→ Challenge
In your copy, leave out the pictures; write out all the data exactly.

[start]

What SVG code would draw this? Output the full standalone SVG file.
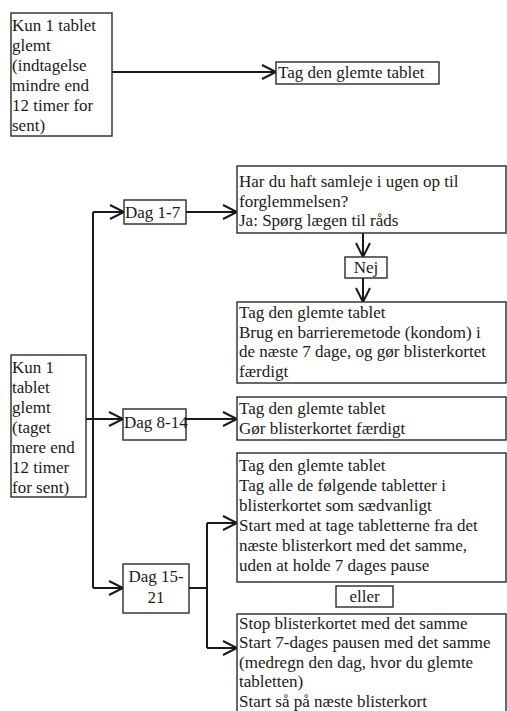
<svg xmlns="http://www.w3.org/2000/svg" width="507" height="711" viewBox="0 0 507 711">
<defs>
<marker id="arr" markerUnits="userSpaceOnUse" markerWidth="18" markerHeight="18" refX="15" refY="8" orient="auto">
<path d="M1,1 L15,8 L1,15" fill="none" stroke="#1a1a1a" stroke-width="2"/>
</marker>
</defs>
<style>
.box{fill:#fff;stroke:#2a2a2a;stroke-width:1.4}
.t{font-family:"Liberation Serif","Times New Roman",serif;font-size:17px;fill:#1a1a1a}
.c{text-anchor:middle}
.ln{fill:none;stroke:#1a1a1a;stroke-width:2}
.ar{fill:none;stroke:#1a1a1a;stroke-width:2;marker-end:url(#arr)}
</style>
<rect width="507" height="711" fill="#fff"/>
<g id="connectors">
<path class="ar" d="M112,72 H276"/>
<path class="ln" d="M93,212 V588"/>
<path class="ar" d="M93,212 H124"/>
<path class="ar" d="M186,212 H237"/>
<path class="ar" d="M363,233 V257"/>
<path class="ar" d="M363,278 V302"/>
<path class="ar" d="M86,419 H123"/>
<path class="ar" d="M186,419 H237"/>
<path class="ar" d="M93,588 H123"/>
<path class="ln" d="M189,588 H207 M207,523 V648"/>
<path class="ar" d="M207,523 H237"/>
<path class="ar" d="M207,648 H237"/>
</g>
<g id="n1">
<rect class="box" x="11" y="13" width="101" height="123"/>
<text class="t" x="12" y="31">Kun 1 tablet</text>
<text class="t" x="12" y="51">glemt</text>
<text class="t" x="12" y="71">(indtagelse</text>
<text class="t" x="12" y="91">mindre end</text>
<text class="t" x="12" y="111">12 timer for</text>
<text class="t" x="12" y="131">sent)</text>
</g>
<g id="n2">
<rect class="box" x="276" y="62" width="163" height="22"/>
<text class="t" x="278" y="78">Tag den glemte tablet</text>
</g>
<g id="n3">
<rect class="box" x="11" y="355" width="75" height="142"/>
<text class="t" x="12" y="373">Kun 1</text>
<text class="t" x="12" y="393">tablet</text>
<text class="t" x="12" y="413">glemt</text>
<text class="t" x="12" y="433">(taget</text>
<text class="t" x="12" y="453">mere end</text>
<text class="t" x="12" y="473">12 timer</text>
<text class="t" x="12" y="493">for sent)</text>
</g>
<g id="n4">
<rect class="box" x="124" y="200" width="62" height="24"/>
<text class="t" x="125" y="218">Dag 1-7</text>
</g>
<g id="n5">
<rect class="box" x="237" y="166" width="269" height="67"/>
<text class="t" x="239" y="187">Har du haft samleje i ugen op til</text>
<text class="t" x="239" y="207">forglemmelsen?</text>
<text class="t" x="239" y="226">Ja: Spørg lægen til råds</text>
</g>
<g id="n6">
<rect class="box" x="345" y="257" width="42" height="21"/>
<text class="t c" x="366" y="273">Nej</text>
</g>
<g id="n7">
<rect class="box" x="237" y="302" width="269" height="81"/>
<text class="t" x="239" y="318">Tag den glemte tablet</text>
<text class="t" x="239" y="338">Brug en barrieremetode (kondom) i</text>
<text class="t" x="239" y="357">de næste 7 dage, og gør blisterkortet</text>
<text class="t" x="239" y="377">færdigt</text>
</g>
<g id="n8">
<rect class="box" x="123" y="409" width="63" height="31"/>
<text class="t" x="124" y="428">Dag 8-14</text>
</g>
<g id="n9">
<rect class="box" x="237" y="397" width="269" height="43"/>
<text class="t" x="239" y="414">Tag den glemte tablet</text>
<text class="t" x="239" y="434">Gør blisterkortet færdigt</text>
</g>
<g id="n10">
<rect class="box" x="123" y="564" width="66" height="49"/>
<text class="t c" x="156" y="582">Dag 15-</text>
<text class="t c" x="156" y="603">21</text>
</g>
<g id="n11">
<rect class="box" x="237" y="453" width="269" height="129"/>
<text class="t" x="239" y="471">Tag den glemte tablet</text>
<text class="t" x="239" y="491">Tag alle de følgende tabletter i</text>
<text class="t" x="239" y="511">blisterkortet som sædvanligt</text>
<text class="t" x="239" y="531">Start med at tage tabletterne fra det</text>
<text class="t" x="239" y="551">næste blisterkort med det samme,</text>
<text class="t" x="239" y="571">uden at holde 7 dages pause</text>
</g>
<g id="n12">
<rect class="box" x="336" y="586" width="57" height="21"/>
<text class="t c" x="364.5" y="602">eller</text>
</g>
<g id="n13">
<rect class="box" x="237" y="614" width="269" height="110"/>
<text class="t" x="239" y="629">Stop blisterkortet med det samme</text>
<text class="t" x="239" y="648">Start 7-dages pausen med det samme</text>
<text class="t" x="239" y="668">(medregn den dag, hvor du glemte</text>
<text class="t" x="239" y="687">tabletten)</text>
<text class="t" x="239" y="707">Start så på næste blisterkort</text>
</g>
</svg>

[end]

→ Task output
What SVG code would draw this? Output the full standalone SVG file.
<svg xmlns="http://www.w3.org/2000/svg" width="507" height="711" viewBox="0 0 507 711">
<defs>
<marker id="arr" markerUnits="userSpaceOnUse" markerWidth="18" markerHeight="18" refX="15" refY="8" orient="auto">
<path d="M1,1 L15,8 L1,15" fill="none" stroke="#1a1a1a" stroke-width="2"/>
</marker>
</defs>
<style>
.box{fill:#fff;stroke:#2a2a2a;stroke-width:1.4}
.t{font-family:"Liberation Serif","Times New Roman",serif;font-size:17px;fill:#1a1a1a}
.c{text-anchor:middle}
.ln{fill:none;stroke:#1a1a1a;stroke-width:2}
.ar{fill:none;stroke:#1a1a1a;stroke-width:2;marker-end:url(#arr)}
</style>
<rect width="507" height="711" fill="#fff"/>
<g id="connectors">
<path class="ar" d="M112,72 H276"/>
<path class="ln" d="M93,212 V588"/>
<path class="ar" d="M93,212 H124"/>
<path class="ar" d="M186,212 H237"/>
<path class="ar" d="M363,233 V257"/>
<path class="ar" d="M363,278 V302"/>
<path class="ar" d="M86,419 H123"/>
<path class="ar" d="M186,419 H237"/>
<path class="ar" d="M93,588 H123"/>
<path class="ln" d="M189,588 H207 M207,523 V648"/>
<path class="ar" d="M207,523 H237"/>
<path class="ar" d="M207,648 H237"/>
</g>
<g id="n1">
<rect class="box" x="11" y="13" width="101" height="123"/>
<text class="t" x="12" y="31">Kun 1 tablet</text>
<text class="t" x="12" y="51">glemt</text>
<text class="t" x="12" y="71">(indtagelse</text>
<text class="t" x="12" y="91">mindre end</text>
<text class="t" x="12" y="111">12 timer for</text>
<text class="t" x="12" y="131">sent)</text>
</g>
<g id="n2">
<rect class="box" x="276" y="62" width="163" height="22"/>
<text class="t" x="278" y="78">Tag den glemte tablet</text>
</g>
<g id="n3">
<rect class="box" x="11" y="355" width="75" height="142"/>
<text class="t" x="12" y="373">Kun 1</text>
<text class="t" x="12" y="393">tablet</text>
<text class="t" x="12" y="413">glemt</text>
<text class="t" x="12" y="433">(taget</text>
<text class="t" x="12" y="453">mere end</text>
<text class="t" x="12" y="473">12 timer</text>
<text class="t" x="12" y="493">for sent)</text>
</g>
<g id="n4">
<rect class="box" x="124" y="200" width="62" height="24"/>
<text class="t" x="125" y="218">Dag 1-7</text>
</g>
<g id="n5">
<rect class="box" x="237" y="166" width="269" height="67"/>
<text class="t" x="239" y="187">Har du haft samleje i ugen op til</text>
<text class="t" x="239" y="207">forglemmelsen?</text>
<text class="t" x="239" y="226">Ja: Spørg lægen til råds</text>
</g>
<g id="n6">
<rect class="box" x="345" y="257" width="42" height="21"/>
<text class="t c" x="366" y="273">Nej</text>
</g>
<g id="n7">
<rect class="box" x="237" y="302" width="269" height="81"/>
<text class="t" x="239" y="318">Tag den glemte tablet</text>
<text class="t" x="239" y="338">Brug en barrieremetode (kondom) i</text>
<text class="t" x="239" y="357">de næste 7 dage, og gør blisterkortet</text>
<text class="t" x="239" y="377">færdigt</text>
</g>
<g id="n8">
<rect class="box" x="123" y="409" width="63" height="31"/>
<text class="t" x="124" y="428">Dag 8-14</text>
</g>
<g id="n9">
<rect class="box" x="237" y="397" width="269" height="43"/>
<text class="t" x="239" y="414">Tag den glemte tablet</text>
<text class="t" x="239" y="434">Gør blisterkortet færdigt</text>
</g>
<g id="n10">
<rect class="box" x="123" y="564" width="66" height="49"/>
<text class="t c" x="156" y="582">Dag 15-</text>
<text class="t c" x="156" y="603">21</text>
</g>
<g id="n11">
<rect class="box" x="237" y="453" width="269" height="129"/>
<text class="t" x="239" y="471">Tag den glemte tablet</text>
<text class="t" x="239" y="491">Tag alle de følgende tabletter i</text>
<text class="t" x="239" y="511">blisterkortet som sædvanligt</text>
<text class="t" x="239" y="531">Start med at tage tabletterne fra det</text>
<text class="t" x="239" y="551">næste blisterkort med det samme,</text>
<text class="t" x="239" y="571">uden at holde 7 dages pause</text>
</g>
<g id="n12">
<rect class="box" x="336" y="586" width="57" height="21"/>
<text class="t c" x="364.5" y="602">eller</text>
</g>
<g id="n13">
<rect class="box" x="237" y="614" width="269" height="110"/>
<text class="t" x="239" y="629">Stop blisterkortet med det samme</text>
<text class="t" x="239" y="648">Start 7-dages pausen med det samme</text>
<text class="t" x="239" y="668">(medregn den dag, hvor du glemte</text>
<text class="t" x="239" y="687">tabletten)</text>
<text class="t" x="239" y="707">Start så på næste blisterkort</text>
</g>
</svg>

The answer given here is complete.